2,6 anni in media di vita in più per i maschi con redditi più alti rispetto ai pensionati con redditi più bassi
Vive di più, almeno sulla carta, chi percepisce una pensione più alta rispetto a chi ha un assegno più basso. Ed è così che un dirigente ha una aspettativa di vita di cinque anni in più rispetto a un operaio. In sintesi questo quanto emerge dal XXII Rapporto annuale Inps, presentato oggi alla Camera.
I pensionati maschi che appartengono al quintile di reddito più alto hanno una speranza di vita a 67 anni di circa 2,6 anni superiore rispetto ai pensionati che appartengono al primo quintile di reddito, quello più basso. Per le femmine, i divari sono minori, ma comunque significativi e quello tra l’ultimo e il primo quintile è di 1,7 anni.
Per gli uomini, spiega il rapporto Inps, il gruppo più longevo risulta essere quello dei pensionati delle gestioni InpdaI, Volo e Telefonici che hanno un’aspettativa di vita di due anni superiore a quella dei lavoratori dipendenti (Fpld). Per le donne l’aspettativa di vita più lunga è quella delle pensionate liquidate in regime di totalizzazione e cumulo. C’è da dire, comunque, che esiste notevole eterogeneità nella speranza di vita non solo fra gestioni, ma anche all’interno di una stessa gestione che ricomprende lavoratori che svolgono attività e operano in settori spesso molto diversi (si pensi per esempio all’insieme dei contribuenti al Fpld). Le differenze tra primo e ultimo quintile sono significative e maggiori per i maschi rispetto alle femmine. È interessante notare come nel divario tra primo e ultimo quintile non vi siano grandi differenze tra gestioni per cui il divario è di 2,6-2,7 anni per i maschi, qualunque sia la gestione, e di 1,7-1,8 anni per le femmine, così come nell’ambito di ciascun quintile restano le differenze tra gestioni.

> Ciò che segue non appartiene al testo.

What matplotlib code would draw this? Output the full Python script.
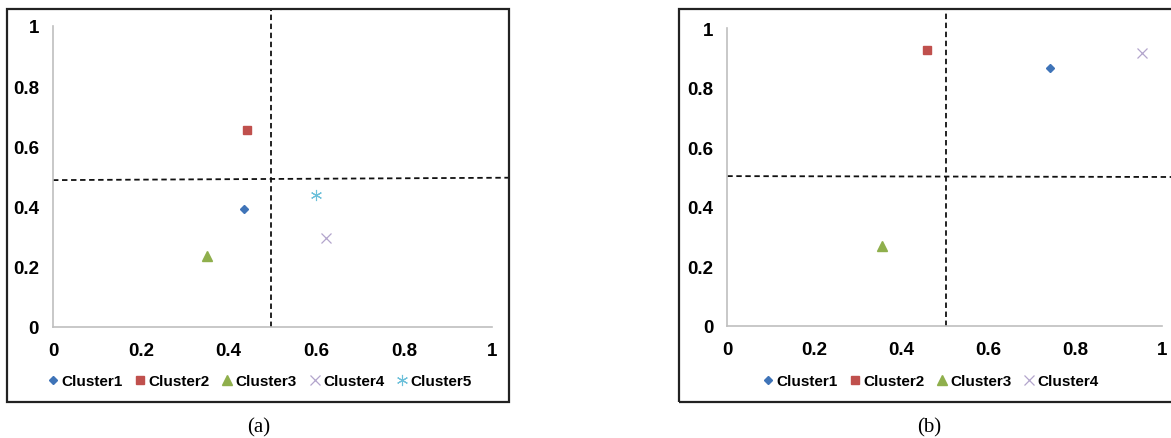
import matplotlib.pyplot as plt
from matplotlib.patches import Rectangle

# panel (a) - five clusters
names_a = ['Cluster1', 'Cluster2', 'Cluster3', 'Cluster4', 'Cluster5']
x_a = [0.434, 0.441, 0.350, 0.623, 0.598]
y_a = [0.391, 0.653, 0.235, 0.297, 0.439]

# panel (b) - four clusters
names_b = ['Cluster1', 'Cluster2', 'Cluster3', 'Cluster4']
x_b = [0.744, 0.460, 0.355, 0.955]
y_b = [0.866, 0.927, 0.267, 0.916]

# quadrant divider lines (x of vertical, y of horizontal at left / right end)
split_a = (0.497, 0.488, 0.496)
split_b = (0.503, 0.503, 0.500)

ticks = [0, 0.2, 0.4, 0.6, 0.8, 1]
tick_labels = ['0', '0.2', '0.4', '0.6', '0.8', '1']

styles = [
    dict(marker='D', ms=4.2, color='#3f74b8', mec='#3f74b8'),
    dict(marker='s', ms=6, color='#c0504d', mec='#c0504d'),
    dict(marker='^', ms=6.5, color='#8faf4c', mec='#8faf4c'),
    dict(marker='x', ms=7, color='#b3a5cc', mew=0.9),
    dict(marker=(6, 2, 0), ms=8, color='#6cc0da', mew=0.8),
]

W, H = 1171, 439
fig = plt.figure(figsize=(W / 100, H / 100), dpi=100)
plt.rcParams['font.family'] = ['Liberation Sans', 'DejaVu Sans']


def px_axes(x0, y0, x1, y1):
    return fig.add_axes([x0 / W, 1 - y1 / H, (x1 - x0) / W, (y1 - y0) / H])


def draw_panel(ax, names, xs, ys, split, vtop, hright, legend_center, caption, cap_x):
    for i in range(len(names)):
        ax.plot([xs[i]], [ys[i]], linestyle='none', label=names[i], **styles[i])
    ax.set_xlim(0, 1)
    ax.set_ylim(0, 1)
    ax.set_xticks(ticks)
    ax.set_yticks(ticks)
    ax.set_xticklabels(tick_labels, fontsize=13.5, fontweight='bold')
    ax.set_yticklabels(tick_labels, fontsize=13.5, fontweight='bold')
    ax.tick_params(length=0)
    ax.tick_params(axis='x', pad=11)
    ax.tick_params(axis='y', pad=10)
    for s in ['top', 'right']:
        ax.spines[s].set_visible(False)
    for s in ['left', 'bottom']:
        ax.spines[s].set_color('#bfbfbf')
        ax.spines[s].set_linewidth(1.2)
    ax.patch.set_alpha(0)

    dash = (0, (3.0, 2.0))
    ax.plot([split[0], split[0]], [0, vtop], color='#111111', lw=1.3,
            linestyle=dash, clip_on=False)
    ax.plot([0, hright], [split[1], split[2]], color='#111111', lw=1.3,
            linestyle=dash, clip_on=False)

    ax.legend(loc='center', bbox_to_anchor=(legend_center[0] / W, 1 - legend_center[1] / H),
              bbox_transform=fig.transFigure, ncol=len(names), frameon=False,
              borderpad=0, handlelength=0.6, handletextpad=0.25, columnspacing=0.85,
              prop={'weight': 'bold', 'size': 11})

    fig.text(cap_x / W, 1 - 428 / H, caption, ha='center', va='center',
             fontsize=15, family=['Liberation Serif', 'DejaVu Serif'])


# outer frames
fig.patches.append(Rectangle((7 / W, 1 - 403 / H), 502 / W, 393 / H, fill=False,
                             edgecolor='#222222', lw=1.6, transform=fig.transFigure))
fig.patches.append(Rectangle((679 / W, 1 - 403 / H), 520 / W, 393 / H, fill=False,
                             edgecolor='#222222', lw=1.6, transform=fig.transFigure))

ax1 = px_axes(53, 27, 492, 328)
draw_panel(ax1, names_a, x_a, y_a, split_a, 1.056, 1.039, (260, 382), '(a)', 259)

ax2 = px_axes(727.3, 29.3, 1161.7, 326.7)
draw_panel(ax2, names_b, x_b, y_b, split_b, 1.065, 1.03, (931, 382), '(b)', 929)

fig.savefig('out.png', dpi=100)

Ne consegue, quindi, che un pensionato InpdaI (Fondo speciale dirigenti) del quintile più alto ha una speranza di vita di quasi cinque anni superiore a quella di un pensionato Fpld (che comprende impiegati e operai) del primo quintile, differenza di cui non si tiene conto nella determinazione della prestazione pensionistica. Secondo l'Inps l’utilizzo di un coefficiente di trasformazione unico per il calcolo della pensione risulta fortemente penalizzante per i soggetti meno abbienti il cui montante contributivo viene trasformato in una pensione più bassa di quella che otterrebbero se si tenesse conto della loro effettiva speranza di vita. Viceversa, i più abbienti ottengono pensioni più elevate di quelle che risulterebbero da tassi che tengono conto della effettiva durata media della loro vita.